Weinkönigin mit Wollmütze

Auch die Württembergische Weinkönigin füllt Eimer mit Beeren. Statt einer Krone trägt Petra Hammer an diesem Morgen eine Wollmütze. Zwei Paar Handschuhe hat sie übereinander angezogen. „Damit ist leider die Koordination der Fingerspitzen eingeschränkt“, sagt sie. Die Eimer mit den Beeren, die quasi gefrorene Rosinen sind, werden in Zuber gefüllt. Diese werden mit dem Traktor zur kleinen Presse gefahren, die extra schon am Vortag vor der neuen Kelter aufgebaut wurde.
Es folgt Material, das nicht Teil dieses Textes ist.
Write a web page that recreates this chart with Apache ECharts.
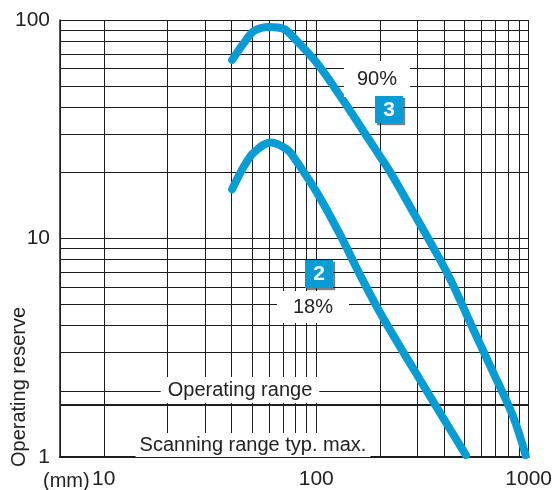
<!DOCTYPE html>
<html><head><meta charset="utf-8">
<script src="https://cdn.jsdelivr.net/npm/echarts@6/dist/echarts.min.js"></script>
<style>html,body{margin:0;padding:0;background:#fff}#c{width:555px;height:490px}</style>
</head><body><div id="c"></div>
<script>
// ---- data ----
const xTickLabels = [10, 100, 1000];
const yTickLabels = [1, 10, 100];
const xMinorGrid = [20, 30, 40, 50, 60, 70, 80, 90, 200, 300, 400, 500, 600, 700, 800, 900];
const yMinorGrid = [2, 3, 4, 5, 6, 7, 8, 9, 20, 30, 40, 50, 60, 70, 80, 90];
const operatingRangeLevel = 1.73;

const curve90X = [40.2, 45.7, 51.0, 59.9, 70.4, 78.5, 100.5, 130.2, 185.9, 223.3, 286.2, 343.9, 426.6, 546.7, 678.3, 841.4, 968];
const curve90Y = [65.7, 78.6, 89.1, 92.9, 91.0, 82.8, 63.7, 44.6, 26.4, 20.1, 13.2, 9.64, 6.54, 3.87, 2.46, 1.55, 1.02];

const curve18X = [40.2, 45.7, 51.0, 61.2, 72.8, 78.5, 100.5, 130.2, 161.6, 207.1, 286.2, 383, 506.8];
const curve18Y = [16.8, 21.4, 24.8, 27.5, 25.6, 23.5, 16.3, 10.3, 6.75, 4.30, 2.54, 1.59, 1.02];

const FONT = '"Liberation Sans", Arial, sans-serif';
const TXT = '#222';
const BLUE = '#089cd4';
const GRID = '#1e1e1e';

const zip = (xs, ys) => xs.map((x, i) => [x, ys[i]]);

const chart = echarts.init(document.getElementById('c'), null, {renderer: 'canvas'});

chart.setOption({
  animation: false,
  backgroundColor: '#fff',
  grid: {left: 60, right: 24, top: 20, bottom: 31, containLabel: false},
  xAxis: {
    type: 'log', logBase: 10, min: 6.22, max: 1000,
    axisLine: {show: true, lineStyle: {color: GRID, width: 2.2}},
    axisTick: {show: false},
    axisLabel: {
      showMinLabel: false, fontSize: 21, color: TXT, fontFamily: FONT, margin: 12,
      formatter: v => (xTickLabels.some(t => Math.abs(t - v) / t < 1e-6) ? String(Math.round(v)) : '')
    },
    splitLine: {show: true, lineStyle: {color: GRID, width: 1}}
  },
  yAxis: {
    type: 'log', logBase: 10, min: 1, max: 100,
    axisLine: {show: true, lineStyle: {color: GRID, width: 1.5}},
    axisTick: {show: false},
    axisLabel: {
      fontSize: 21, color: TXT, fontFamily: FONT, margin: 10,
      formatter: v => (yTickLabels.some(t => Math.abs(t - v) / t < 1e-6) ? String(Math.round(v)) : '')
    },
    splitLine: {show: true, lineStyle: {color: GRID, width: 1}}
  },
  series: [
    {
      name: 'grid', type: 'line', data: [], z: 1, silent: true,
      markLine: {
        silent: true, symbol: ['none', 'none'], animation: false,
        label: {show: false},
        lineStyle: {color: GRID, width: 1, type: 'solid'},
        data: [
          ...xMinorGrid.map(v => ({xAxis: v})),
          ...yMinorGrid.map(v => ({yAxis: v})),
          {yAxis: operatingRangeLevel, lineStyle: {color: GRID, width: 2.2, type: 'solid'}}
        ]
      }
    },
    {
      name: '90%', type: 'line', z: 5, smooth: 0.35, showSymbol: false,
      lineStyle: {color: BLUE, width: 8, cap: 'round', join: 'round'},
      data: zip(curve90X, curve90Y)
    },
    {
      name: '18%', type: 'line', z: 5, smooth: 0.35, showSymbol: false,
      lineStyle: {color: BLUE, width: 8, cap: 'round', join: 'round'},
      data: zip(curve18X, curve18Y)
    }
  ],
  graphic: [
    {type: 'text', z: 100, x: 377, y: 79,
      style: {text: '90%', font: '20px ' + FONT, fill: TXT, align: 'center', verticalAlign: 'middle',
        backgroundColor: '#fff', padding: [8, 13]}},
    {type: 'text', z: 100, x: 313, y: 307,
      style: {text: '18%', font: '20px ' + FONT, fill: TXT, align: 'center', verticalAlign: 'middle',
        backgroundColor: '#fff', padding: [6, 16]}},
    {type: 'text', z: 100, x: 240, y: 390,
      style: {text: 'Operating range', font: '20px ' + FONT, fill: TXT, align: 'center', verticalAlign: 'middle',
        backgroundColor: '#fff', padding: [3, 7]}},
    {type: 'text', z: 100, x: 253, y: 445,
      style: {text: 'Scanning range typ. max.', font: '20px ' + FONT, fill: TXT, align: 'center', verticalAlign: 'middle',
        backgroundColor: '#fff', padding: [2, 4]}},
    {type: 'rect', z: 101, shape: {x: 375, y: 96, width: 28, height: 27},
      style: {fill: BLUE, shadowColor: 'rgba(0,0,0,0.5)', shadowOffsetX: 2, shadowOffsetY: 2, shadowBlur: 1}},
    {type: 'text', z: 102, x: 389, y: 110,
      style: {text: '3', font: 'bold 21px ' + FONT, fill: '#fff', align: 'center', verticalAlign: 'middle'}},
    {type: 'rect', z: 101, shape: {x: 305, y: 260, width: 28, height: 28},
      style: {fill: BLUE, shadowColor: 'rgba(0,0,0,0.5)', shadowOffsetX: 2, shadowOffsetY: 2, shadowBlur: 1}},
    {type: 'text', z: 102, x: 319, y: 274,
      style: {text: '2', font: 'bold 21px ' + FONT, fill: '#fff', align: 'center', verticalAlign: 'middle'}},
    {type: 'text', z: 100, x: 19, y: 387, rotation: Math.PI / 2,
      style: {text: 'Operating reserve', font: '20px ' + FONT, fill: TXT, align: 'center', verticalAlign: 'middle'}},
    {type: 'text', z: 100, x: 43, y: 481,
      style: {text: '(mm)', font: '20px ' + FONT, fill: TXT, align: 'left', verticalAlign: 'middle'}}
  ]
});
</script>
</body></html>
Dort sieht der Vorstandsvorsitzende dann auch das Ergebnis der Messungen: Gepresst ergeben die Spätburgunder-Trauben etwa 120 Liter Most und haben einen Zuckergehalt von 275 Grad Öchsle. Damit steht eines sofort fest: Dieser Wein hat den höchsten Öchslewert, der je von den Fellbacher Weingärtnern gemessen wurde. „Ich gehe davon aus, dass wir mit diesem Wert sogar den Rekord im Ländle haben“, sagt Thomas Seibold. In Baden und Württemberg gab es in diesem Jahr so gut wie keinen Eiswein. Weil es im Dezember und im Januar vergleichsweise warm war, wollten die meisten Winzer nicht warten. Sie holten die Trauben vom Stock, bevor sie zu Eiswein hätten werden können.